For those who don’t know, a hot take is any piece of commentary that’s produced quickly. At BISV, we have a plethora of these, all making for entertaining conversations. Below are just a few.
First, Chloe L. excitedly shares hers: “I like ginger guys. People all hate ginger guys. The more they look like a leprechaun, the better.” There was some agreement in the room. The Quill believes that St. Patrick’s Day may be popular among this certain group!
Twisha K., overhearing this take but unaware to what a hot take is, provides her own: “Sriracha. Life is hot.” After an explanation, she stays on the same theme as Chloe: “I like the crispiness of Scottish people’s accents.” But it didn’t stop there. She continues, “I don’t appreciate the pillars in BISV.” I agree, we should definitely find a more aesthetically pleasing way to ensure that the styrofoam above our heads doesn’t cave in! She confidently adds, “Journalism club eats.” However this isn’t a hot take, everyone agrees!
Angela L. shares that she believes “cute guys are better than hot guys.” Angela is a woman in STEM, so she makes sure to back up her claim with evidence. She explains, “William Thacker in Notting Hill is cuter than Pete Mitchell in Top Gun.” We love the scientific method!
Ms. Shapiro has strong feelings about a particular shoe in the fashion industry: Crocs. With much disdain, she makes it clear that she will never put those perforated excuses for a shoe on. She explains, “I think Crocs should not exist. They are horrendous, and an embarrassment to the footwear industry. I know a lot of students like Crocs, but…” She’s not wrong about the last part, as you roam through the crowded BISV halls you may come across several students who wear Crocs. Watch out everyone, Ms. Shapiro may be secretly judging you! To avoid this, I would suggest that Croc lovers carefully paper mache over the shoe to hide its holes.
Ava Y. (the past editor-in-chief of the Quill), gives her opinion on Timothee Chamalet: “Timothee Chalamet is actually really ugly.” After some further deliberation, she makes the eye-opening comparison, “He looks like Phineas, from Phineas and Ferb.” Fan or not, it’s difficult to argue with such a spot-on observation.
Navya M. shares, “Brad Pitt is overrated. If he were a bug, he’d be a cockroach.” I’m sure Navya is on to something. The next question is whether the cockroach would have his jawline or not. If anyone has answers, I’d love to hear them.
Pooja P. brings a fresh perspective on useful ways to spend time. She asserts, “English is a useful major.” Being a newspaper, The Quill supports this endeavor. Continuing with the theme of usefulness, she states, “DECA is useful.” Maybe Pooja plans on analyzing the rhetorical devices in her future business plans!

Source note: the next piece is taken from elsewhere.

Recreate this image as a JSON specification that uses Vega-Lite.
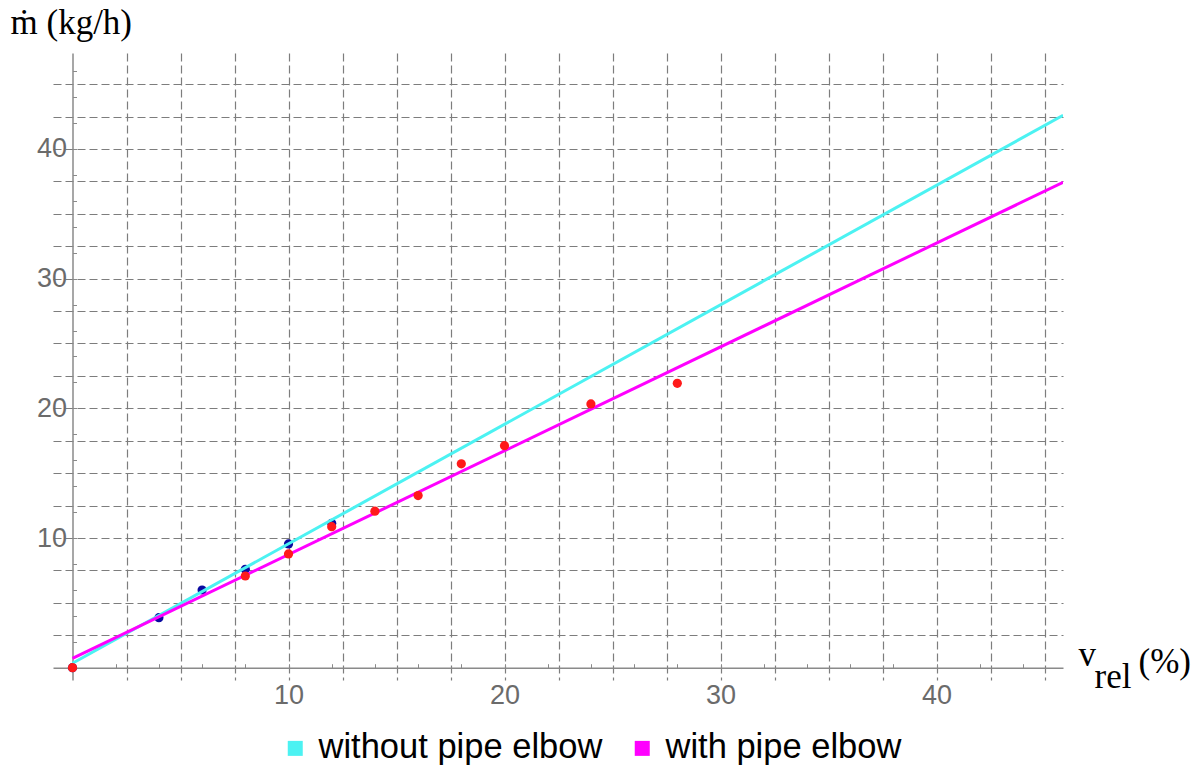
{
  "$schema": "https://vega.github.io/schema/vega-lite/v6.json",
  "width": 1010,
  "height": 627,
  "autosize": "none",
  "padding": {"left": 53, "top": 53, "right": 138, "bottom": 87},
  "background": "white",
  "config": {
    "view": {"stroke": null},
    "axis": {
      "labelFont": "Liberation Sans",
      "labelFontSize": 27,
      "labelColor": "#6b6b6b",
      "titleFont": "Liberation Serif",
      "titleFontSize": 35,
      "titleFontWeight": "normal",
      "titleColor": "black",
      "domainColor": "#8a8a8a",
      "domainWidth": 1.5,
      "tickColor": "#8a8a8a",
      "gridColor": "#7d7d7d",
      "gridDash": [8, 4],
      "gridWidth": 1.2
    }
  },
  "datasets": {
    "fits": [
      {"series": "without pipe elbow", "v": 0, "m": 0.34},
      {"series": "without pipe elbow", "v": 45.86, "m": 42.6},
      {"series": "with pipe elbow", "v": 0, "m": 0.72},
      {"series": "with pipe elbow", "v": 45.86, "m": 37.43}
    ],
    "without": [
      {"v": 0, "m": 0},
      {"v": 4, "m": 3.86},
      {"v": 6, "m": 5.99},
      {"v": 8, "m": 7.59},
      {"v": 10, "m": 9.54},
      {"v": 12, "m": 11.13}
    ],
    "with": [
      {"v": 0, "m": 0},
      {"v": 8, "m": 7.07},
      {"v": 10, "m": 8.77},
      {"v": 12, "m": 10.87},
      {"v": 14, "m": 12.07},
      {"v": 16, "m": 13.27},
      {"v": 18, "m": 15.72},
      {"v": 20, "m": 17.12},
      {"v": 24, "m": 20.34},
      {"v": 28, "m": 21.93}
    ]
  },
  "resolve": {
    "scale": {"x": "shared", "y": "shared"},
    "axis": {"x": "independent", "y": "independent"}
  },
  "layer": [
    {
      "data": {"name": "without"},
      "mark": {"type": "circle", "size": 85, "opacity": 1, "color": "#0a0aa0"},
      "encoding": {
        "x": {
          "field": "v", "type": "quantitative",
          "scale": {"domain": [-0.903, 45.856], "nice": false, "zero": false},
          "axis": {
            "orient": "bottom", "offset": -12.3,
            "domain": false, "ticks": false, "labels": false, "grid": false,
            "title": "rel", "titleX": 1041, "titleY": 19.3,
            "titleAlign": "left", "titleBaseline": "alphabetic", "titleAnchor": null
          }
        },
        "y": {
          "field": "m", "type": "quantitative",
          "scale": {"domain": [-0.949, 47.4], "nice": false, "zero": false},
          "axis": null
        }
      }
    },
    {
      "data": {"name": "fits"},
      "mark": {"type": "line", "strokeWidth": 3, "clip": true},
      "encoding": {
        "x": {
          "field": "v", "type": "quantitative",
          "scale": {"domain": [-0.903, 45.856], "nice": false, "zero": false},
          "axis": {
            "orient": "bottom", "offset": -12.3,
            "values": [2, 2.5, 4, 5, 6, 7.5, 8, 10, 12, 12.5, 14, 15, 16, 17.5, 18, 20, 22, 22.5, 24, 25, 26, 27.5, 28, 30, 32, 32.5, 34, 35, 36, 37.5, 38, 40, 42, 42.5, 44, 45],
            "grid": true,
            "gridOpacity": {"expr": "datum.value % 2.5 === 0 ? 1 : 0"},
            "tickOpacity": {"expr": "datum.value % 2 === 0 ? 1 : 0"},
            "tickSize": -4,
            "labelExpr": "datum.value % 10 === 0 ? datum.label : ''",
            "labelPadding": 19,
            "labelOverlap": false,
            "labelFlush": false,
            "labelBound": false,
            "title": "v", "titleX": 1025, "titleY": -2.7,
            "titleAlign": "left", "titleBaseline": "alphabetic", "titleAnchor": null
          }
        },
        "y": {
          "field": "m", "type": "quantitative",
          "scale": {"domain": [-0.949, 47.4], "nice": false, "zero": false},
          "axis": {
            "orient": "left", "offset": -19.5,
            "values": [2, 2.5, 4, 5, 6, 7.5, 8, 10, 12, 12.5, 14, 15, 16, 17.5, 18, 20, 22, 22.5, 24, 25, 26, 27.5, 28, 30, 32, 32.5, 34, 35, 36, 37.5, 38, 40, 42, 42.5, 44, 45, 46],
            "grid": true,
            "gridOpacity": {"expr": "datum.value % 2.5 === 0 ? 1 : 0"},
            "tickOpacity": {"expr": "datum.value % 2 === 0 ? 1 : 0"},
            "tickSize": -4,
            "labelExpr": "datum.value % 10 === 0 ? datum.label : ''",
            "labelPadding": 10,
            "labelOverlap": false,
            "labelFlush": false,
            "labelBound": false,
            "title": "ṁ (kg/h)", "titleAngle": 0, "titleX": -62.5, "titleY": -20,
            "titleAlign": "left", "titleBaseline": "alphabetic", "titleAnchor": null
          }
        },
        "color": {
          "field": "series", "type": "nominal",
          "scale": {"domain": ["without pipe elbow", "with pipe elbow"], "range": ["#4cf2f2", "#ff00ff"]},
          "legend": {
            "orient": "none", "legendX": 225, "legendY": 678,
            "direction": "horizontal", "title": null, "padding": 0,
            "symbolType": "square", "symbolSize": 1, "symbolStrokeWidth": 14,
            "symbolOpacity": 1,
            "labelFont": "Liberation Sans", "labelFontSize": 34.5, "labelColor": "black",
            "labelOffset": 6, "columnPadding": 10, "labelLimit": 600
          }
        }
      }
    },
    {
      "data": {"name": "with"},
      "mark": {"type": "circle", "size": 85, "opacity": 1, "color": "#ff1a1a"},
      "encoding": {
        "x": {
          "field": "v", "type": "quantitative",
          "scale": {"domain": [-0.903, 45.856], "nice": false, "zero": false},
          "axis": {
            "orient": "bottom", "offset": -12.3,
            "domain": false, "ticks": false, "labels": false, "grid": false,
            "title": "(%)", "titleX": 1085, "titleY": 4.3,
            "titleAlign": "left", "titleBaseline": "alphabetic", "titleAnchor": null
          }
        },
        "y": {
          "field": "m", "type": "quantitative",
          "scale": {"domain": [-0.949, 47.4], "nice": false, "zero": false},
          "axis": null
        }
      }
    }
  ]
}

Alina H. has a positive view of something that countless students across the country loathe: AP exam season. With a smile on her face, she explains, “Studying for APs can be kinda fun.” We should all strive to reach this level one day. The Quill completely supports this glass-half-full mentality!
Cindy L. comments on a daily application in many lives. Her take is that “Face ID sucks.” Alina agrees with this. Furthermore, Cindy and Alina argue: “Pop tarts suck.” I suggest that the best way to get rid of them would be to throw them at your least favorite mosquito. Sharing is caring! Just be sure to aim carefully and not miss. We wouldn’t want to waste any, would we?
Aditi S. shares, “Chocolate is always better than vanilla. Chocolate ice cream, chocolate cake, chocolate cupcakes, everything. People who like vanilla are boring.” You’ll never catch Aditi eating a swirl soft serve cone. With her, it’s only chocolate.
Max G. decides to provide his opinion on the lasting controversy over the role of pineapple on pizza. He believes: “Pineapple doesn’t belong on pizza.” Max is sticking with the traditional approach to a classic Italian dish.
Nathan W. adds to the food opinions. He shares, “Mayonnaise should not be a thing.” The best solution I can offer to solve this issue is to create a time machine and travel back to 1756. Next, take a boat and go to France. It may take some time. Find the French chef of the Duke de Richelieu, the inventor of mayonnaise. Now, all you have to do is find a way to get him fired, which may discourage him from his culinary discovery.
(Disclaimer: These opinions were collected last year, so some may have changed.)